**What this task involves**
Extract, exactly as written, each line from the start of the records below to the line containing "ax.bar(x, strength, width=0.31, color=BAR_COLOR, zorder=3)", both ends included; drop the pictures.
++++ Given data ++++
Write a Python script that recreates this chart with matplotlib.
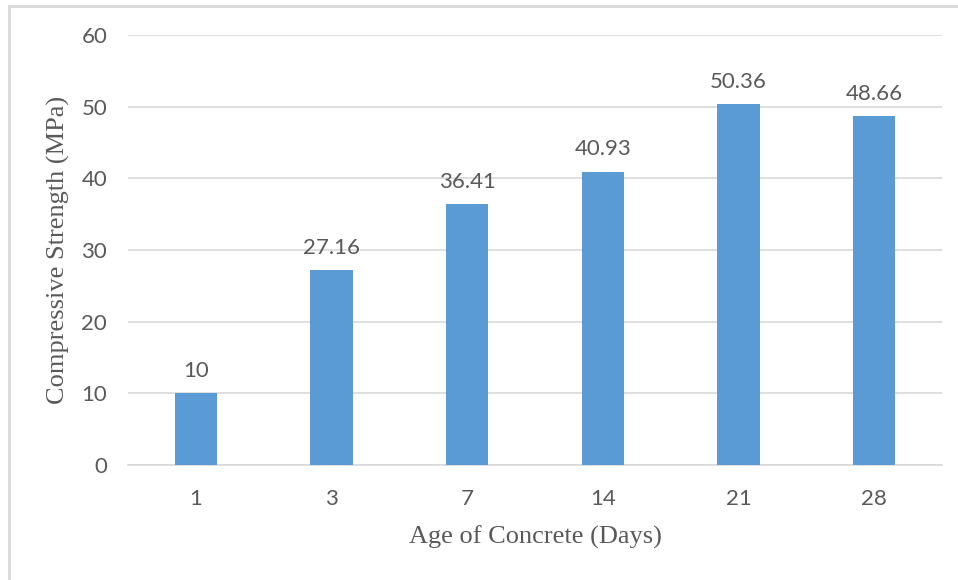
import matplotlib
matplotlib.use("Agg")
import matplotlib.pyplot as plt
from matplotlib.patches import Rectangle

# Data
ages = ["1", "3", "7", "14", "21", "28"]
strength = [10, 27.16, 36.41, 40.93, 50.36, 48.66]
value_labels = ["10", "27.16", "36.41", "40.93", "50.36", "48.66"]

BAR_COLOR = "#5B9BD5"
TEXT_COLOR = "#595959"
GRID_COLOR = "#D9D9D9"

fig = plt.figure(figsize=(9.58, 5.8), dpi=100)
ax = fig.add_axes([128 / 958, 1 - 465 / 580, (942 - 128) / 958, (465 - 35) / 580])

x = list(range(len(ages)))
ax.bar(x, strength, width=0.31, color=BAR_COLOR, zorder=3)

# Value labels above each bar
for xi, val, lab in zip(x, strength, value_labels):
    ax.annotate(lab, (xi, val), xytext=(0, 9), textcoords="offset points",
                ha="center", va="bottom", fontsize=16, color=TEXT_COLOR,
                family="Lato")

ax.set_xlim(-0.5, len(ages) - 0.5)
ax.set_ylim(0, 60)
ax.set_yticks(range(0, 61, 10))
ax.set_xticks(x)
ax.set_xticklabels(ages)
ax.grid(axis="y", color=GRID_COLOR, linewidth=1.2, zorder=0)
for side in ["top", "right", "left"]:
    ax.spines[side].set_visible(False)
ax.spines["bottom"].set_color(GRID_COLOR)
ax.spines["bottom"].set_linewidth(1.2)
ax.tick_params(length=0, labelsize=16, labelcolor=TEXT_COLOR, pad=17)
ax.tick_params(axis="y", pad=15)
for lab in ax.get_xticklabels() + ax.get_yticklabels():
    lab.set_family("Lato")

ax.set_xlabel("Age of Concrete (Days)", fontsize=19, color=TEXT_COLOR,
              family="Liberation Serif", labelpad=12)
ax.set_ylabel("Compressive Strength (MPa)", fontsize=19, color=TEXT_COLOR,
              family="Liberation Serif", labelpad=8)

# Chart area border, cut off at right and bottom like the screenshot
fig.patches.append(Rectangle((9 / 958, -0.1), 1.2, 1 - 6 / 580 + 0.1,
                             transform=fig.transFigure, fill=False,
                             edgecolor=GRID_COLOR, linewidth=2))

fig.savefig("out.png", dpi=100)
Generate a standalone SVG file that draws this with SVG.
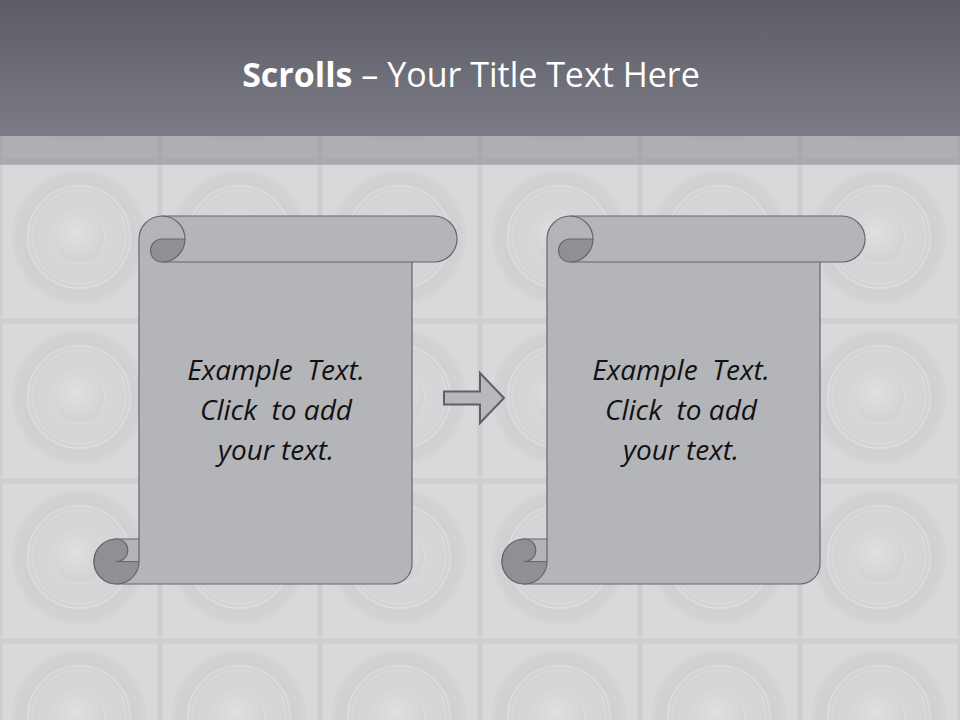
<svg xmlns="http://www.w3.org/2000/svg" width="960" height="720" viewBox="0 0 960 720">
  <defs>
    <linearGradient id="hdr" x1="0" y1="0" x2="0" y2="1">
      <stop offset="0" stop-color="#5b5c64"/>
      <stop offset="1" stop-color="#7b7c86"/>
    </linearGradient>
    <radialGradient id="dome" cx="0.45" cy="0.4" r="0.6">
      <stop offset="0" stop-color="#dfe0e1"/>
      <stop offset="1" stop-color="#d1d2d4"/>
    </radialGradient>
    <radialGradient id="cone" cx="0.5" cy="0.5" r="0.5">
      <stop offset="0.55" stop-color="#d5d6d8"/>
      <stop offset="0.9" stop-color="#d0d1d3"/>
      <stop offset="1" stop-color="#d6d7d9"/>
    </radialGradient>
    <pattern id="tiles" x="0" y="1" width="160" height="160" patternUnits="userSpaceOnUse">
      <rect width="160" height="160" fill="#d8d9db"/>
      <rect x="0" y="0" width="160" height="160" fill="none" stroke="#cdced0" stroke-width="5"/>
      <circle cx="79" cy="76" r="68" fill="url(#cone)"/>
      <circle cx="79" cy="76" r="55" fill="none" stroke="#cdced0" stroke-width="1.2"/>
      <circle cx="79" cy="76" r="51" fill="none" stroke="#dfe0e1" stroke-width="1.2"/>
      <circle cx="79" cy="76" r="47" fill="none" stroke="#dcdddf" stroke-width="1"/>
      <circle cx="79" cy="76" r="26" fill="url(#dome)" stroke="#dcdddf" stroke-width="1"/>
    </pattern>
    <style>
      .paper { fill: #b4b5b9; stroke: #66676b; stroke-width: 1.2; stroke-linejoin: round; }
      .curl { fill: #8f9094; stroke: #66676b; stroke-width: 1.2; stroke-linejoin: round; }
      .edge { fill: none; stroke: #66676b; stroke-width: 1.2; }
      .body { font-family: "Open Sans", "Liberation Sans", sans-serif; font-style: italic; font-size: 28px; fill: #111111; text-anchor: middle; white-space: pre; }
      .title { font-family: "Open Sans", "Liberation Sans", sans-serif; font-size: 34px; fill: #ffffff; text-anchor: middle; white-space: pre; }
    </style>
  </defs>

  <g id="background">
    <rect width="960" height="720" fill="url(#tiles)"/>
    <rect x="0" y="135" width="960" height="30" fill="#7c7d83" opacity="0.45"/>
    <rect x="0" y="0" width="960" height="136" fill="url(#hdr)"/>
  </g>

  <g id="title">
    <text class="title" x="471" y="87"><tspan font-weight="bold">Scrolls</tspan> – Your Title Text Here</text>
  </g>

  <g id="scroll1">
    <path class="paper" d="M139,239 A23,23 0 0 1 162,216 H434 A23,23 0 0 1 434,262 H412 V564 A20,20 0 0 1 392,584 H116.5 A22.5,22.5 0 0 1 116.5,539 H139 Z"/>
    <path class="edge" d="M162,216 A23,23 0 0 1 185,239 M162,262 H412 M139,539 V561.5"/>
    <path class="curl" d="M162,239 H185 A23,23 0 0 1 162,262 A11.5,11.5 0 0 1 162,239 Z"/>
    <path class="curl" d="M116.5,539 A11.25,11.25 0 0 1 116.5,561.5 H139 A22.5,22.5 0 0 1 116.5,584 A22.5,22.5 0 0 1 116.5,539 Z"/>
    <text class="body" x="276" y="380">Example  Text.</text>
    <text class="body" x="276" y="420">Click  to add</text>
    <text class="body" x="276" y="460">your text.</text>
  </g>

  <g id="scroll2">
    <path class="paper" d="M547,239 A23,23 0 0 1 570,216 H842 A23,23 0 0 1 842,262 H820 V564 A20,20 0 0 1 800,584 H524.5 A22.5,22.5 0 0 1 524.5,539 H547 Z"/>
    <path class="edge" d="M570,216 A23,23 0 0 1 593,239 M570,262 H820 M547,539 V561.5"/>
    <path class="curl" d="M570,239 H593 A23,23 0 0 1 570,262 A11.5,11.5 0 0 1 570,239 Z"/>
    <path class="curl" d="M524.5,539 A11.25,11.25 0 0 1 524.5,561.5 H547 A22.5,22.5 0 0 1 524.5,584 A22.5,22.5 0 0 1 524.5,539 Z"/>
    <text class="body" x="681" y="380">Example  Text.</text>
    <text class="body" x="681" y="420">Click  to add</text>
    <text class="body" x="681" y="460">your text.</text>
  </g>

  <g id="connectors">
    <polygon points="444,391.5 480,391.5 480,373 504,398 480,423 480,404.5 444,404.5" fill="#b8b9bd" stroke="#5f6065" stroke-width="2" stroke-linejoin="miter"/>
  </g>
</svg>
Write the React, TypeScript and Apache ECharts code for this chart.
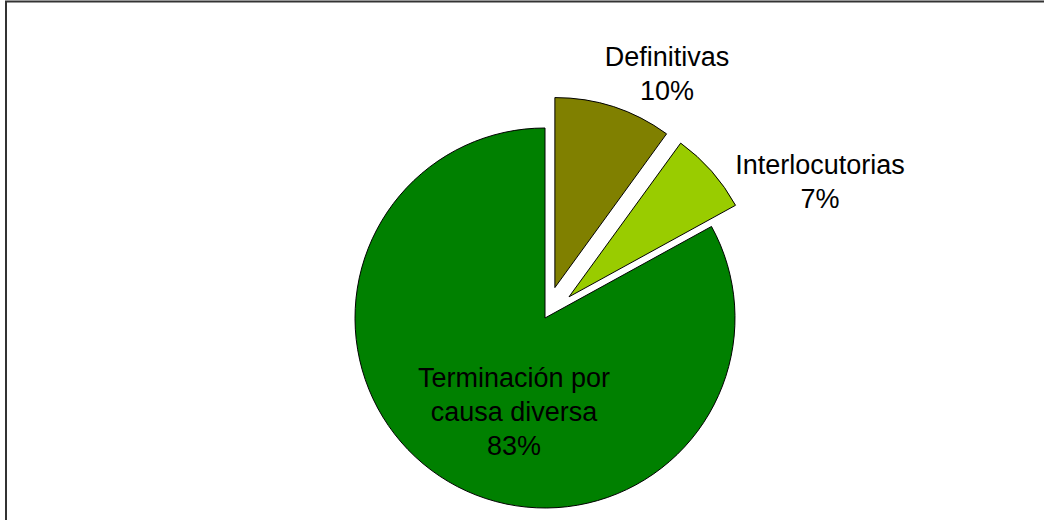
import React, { useEffect, useRef } from "react";
import * as echarts from "echarts";

const categories = ["Definitivas", "Interlocutorias", "Terminación por\ncausa diversa"];
const values = [10, 7, 83];
const colors = ["#808000", "#99CC00", "#008000"];
const exploded = [true, true, false];
const labelSpots: [number, number][] = [
  [667, 74],
  [820, 182],
  [514, 412],
];

export default function App() {
  const ref = useRef<HTMLDivElement>(null);
  useEffect(() => {
    if (!ref.current) return;
    const chart = echarts.init(ref.current, null, { renderer: "svg" });
    const total = values.reduce((a, b) => a + b, 0);
    const labels = categories.map((name, i) => ({
      type: "text",
      x: labelSpots[i][0],
      y: labelSpots[i][1],
      z: 100,
      style: {
        text: `${name}\n${Math.round((values[i] / total) * 100)}%`,
        fontFamily: "Liberation Sans, Arial, sans-serif",
        fontSize: 27,
        lineHeight: 34,
        fill: "#000000",
        align: "center",
        verticalAlign: "middle",
      },
    }));
    chart.setOption({
      animation: false,
      backgroundColor: "#ffffff",
      graphic: [
        { type: "line", shape: { x1: 5, y1: 1.5, x2: 1044, y2: 1.5 }, style: { stroke: "#333333", lineWidth: 2 } },
        { type: "line", shape: { x1: 6, y1: 1, x2: 6, y2: 520 }, style: { stroke: "#333333", lineWidth: 2 } },
        ...labels,
      ],
      series: [
        {
          type: "pie",
          center: [545, 318],
          radius: 190,
          startAngle: 90,
          clockwise: true,
          selectedMode: "multiple",
          selectedOffset: 32,
          emphasis: { disabled: true },
          itemStyle: { borderColor: "#000000", borderWidth: 1 },
          label: { show: false },
          labelLine: { show: false },
          data: categories.map((name, i) => ({
            name,
            value: values[i],
            selected: exploded[i],
            itemStyle: { color: colors[i] },
          })),
        },
      ],
    });
    return () => chart.dispose();
  }, []);
  return (
    <div
      ref={ref}
      style={{ position: "fixed", left: 0, top: 0, width: 1044, height: 520 }}
    />
  );
}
++++
**Result**
Write a Python script that recreates this chart with matplotlib.
import matplotlib
matplotlib.use("Agg")
import matplotlib.pyplot as plt
from matplotlib.patches import Rectangle

# Data
ages = ["1", "3", "7", "14", "21", "28"]
strength = [10, 27.16, 36.41, 40.93, 50.36, 48.66]
value_labels = ["10", "27.16", "36.41", "40.93", "50.36", "48.66"]

BAR_COLOR = "#5B9BD5"
TEXT_COLOR = "#595959"
GRID_COLOR = "#D9D9D9"

fig = plt.figure(figsize=(9.58, 5.8), dpi=100)
ax = fig.add_axes([128 / 958, 1 - 465 / 580, (942 - 128) / 958, (465 - 35) / 580])

x = list(range(len(ages)))
ax.bar(x, strength, width=0.31, color=BAR_COLOR, zorder=3)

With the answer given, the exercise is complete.